The emphasis on restitution transcends semantics. It mirrors a more restorative philosophy of governance. Corruption is theft and the measure of accountability should not stop with conviction. Unless the stolen wealth is recovered and redeployed for public good, the ends of justice are not served.
The ICI’s asset recovery strategy involves a whole-of-government approach. It involves 18 agencies, among which are the Department of Justice (DOJ) , the Anti-Money Laundering Council (ALMC), the Bureau of Internal Revenue (BIR), the Commission on Audit (COA), the Bureau of Customs, and the DPWH.
For starters, the AMLC has already frozen a total of ₱4.67 billion in suspected assets linked to the anomalies. The ICI has created a technical working group to track, seize and recover public funds.
Coordination is the core principle that underpins the ICI’s approach. Corruption networks thrive in the gaps between agencies; coordination closes those gaps. Unified intelligence data can now be cross-matched from COA audits, BIR tax filings, AMLC bank records, and DPWH procurement documents to determine the scope of illicit wealth acquisition.
Multiple enforcement tracks can be pursued. Asset recovery can proceed through civil forfeiture and administrative remedies even before criminal conviction, thereby reducing the possibility of suspects hiding or dissipating assets. Deterrence is enhanced when perpetrators face not only jail time but massive financial losses, thereby blunting the corruption incentive.

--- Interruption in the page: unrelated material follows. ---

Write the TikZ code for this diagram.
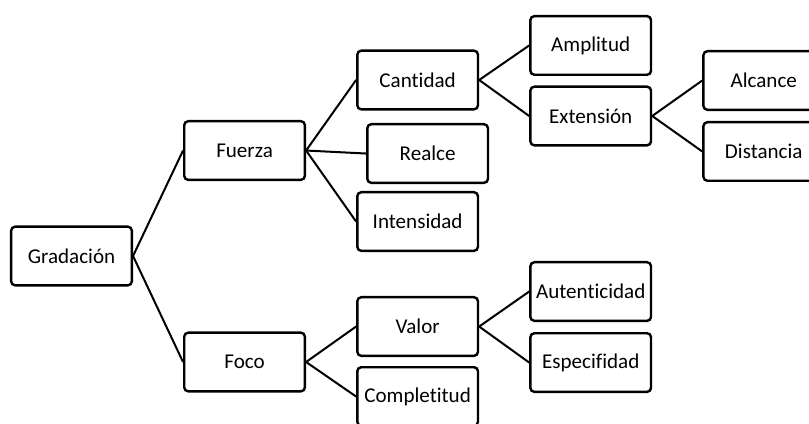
\documentclass[tikz,border=0pt]{standalone}
\usepackage{fontspec}
\setmainfont{Carlito}[Ligatures=NoCommon]
\usepackage{tikz}
\usetikzlibrary{positioning}
\tikzset{main node/.style={rectangle,rounded corners=3pt,draw,line width=1.8pt,minimum width=90.5pt,minimum height=44pt,inner sep=2pt,font=\fontsize{15.8}{19}\selectfont},}

\begin{document}
\begin{tikzpicture}[auto, node distance=37.5pt, line width=1.5pt]
	\useasboundingbox (-53.625pt,-126pt) rectangle (553.125pt,192pt);
	\node[main node] (grad) {Gradación};
	\node[main node] (fuerza) [right = of grad, yshift=79.1pt] {Fuerza};
	\node[main node] (foco) [right = of grad, yshift=-79.5pt] {Foco};
	\node[main node] (cant) [right = of fuerza, yshift=52.9pt] {Cantidad};
	\node[main node] (realce) [right = of fuerza, xshift=7.5pt, yshift=-2.25pt] {Realce};
	\node[main node] (inten) [right = of fuerza, yshift=-53.25pt] {Intensidad};
	\node[main node] (valor) [right = of foco, yshift=26.6pt] {Valor};
	\node[main node] (compl) [right = of foco, yshift=-25.9pt] {Completitud};
	\node[main node] (ampl) [right = of cant, yshift=25.9pt] {Amplitud};
	\node[main node] (ext) [right = of cant, yshift=-27pt] {Extensión};
	\node[main node] (auten) [right = of valor, yshift=26.25pt] {Autenticidad};
	\node[main node] (espec) [right = of valor, yshift=-27pt] {Especifidad};
	\node[main node] (alc) [right = of ext, yshift=26.6pt] {Alcance};
	\node[main node] (dist) [right = of ext, yshift=-26.6pt] {Distancia};

	\path[draw]
	(grad.east) edge (fuerza.west)
	(grad.east) edge (foco.west)
	(fuerza.east) edge (cant.west)
	(fuerza.east) edge (realce.west)
	(fuerza.east) edge (inten.west)
	(foco.east) edge (valor.west)
	(foco.east) edge (compl.west)
	(cant.east) edge (ampl.west)
	(cant.east) edge (ext.west)
	(valor.east) edge (auten.west)
	(valor.east) edge (espec.west)
	(ext.east) edge (alc.west)
	(ext.east) edge (dist.west);
\end{tikzpicture}
\end{document}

Extrajudicially, the government can blacklist erring contractors, suspend licenses, and disqualify firms tied to ghost projects; pursue civil action against project guarantors and insurers; and use the AMLC’s freezing powers to prevent the transfer of assets. Plea-bargaining that reduces penalties will increase the likelihood of full cooperation and repayment, but safeguards must be put in place to avoid perceptions of favoritism.
Legal experts opine that the ICC must tread carefully. Cognizant of its limited powers, it must seek the support of the Office of the Ombudsman (OMB) and the DOJ to augment its enforcement capabilities. Asset tracing could be a challenging quest, with funds often hidden in layers of shell companies and overseas accounts. The ₱4.67 billion in frozen assets represents the proverbial tip of the iceberg; hence, the capacity for asset recovery must be enhanced.
In sum, restitution must be accompanied by systemic reform that includes transparent procurement, independent inspection, and citizen oversight so that the government could demonstrate anew that it has earned and deserved public trust.
The government’s new mantra must be clear and uncompromising. No one merely goes to jail. The people’s money must be returned. Only then can the nation recover its sense of honor and the people’s faith in their government be restored.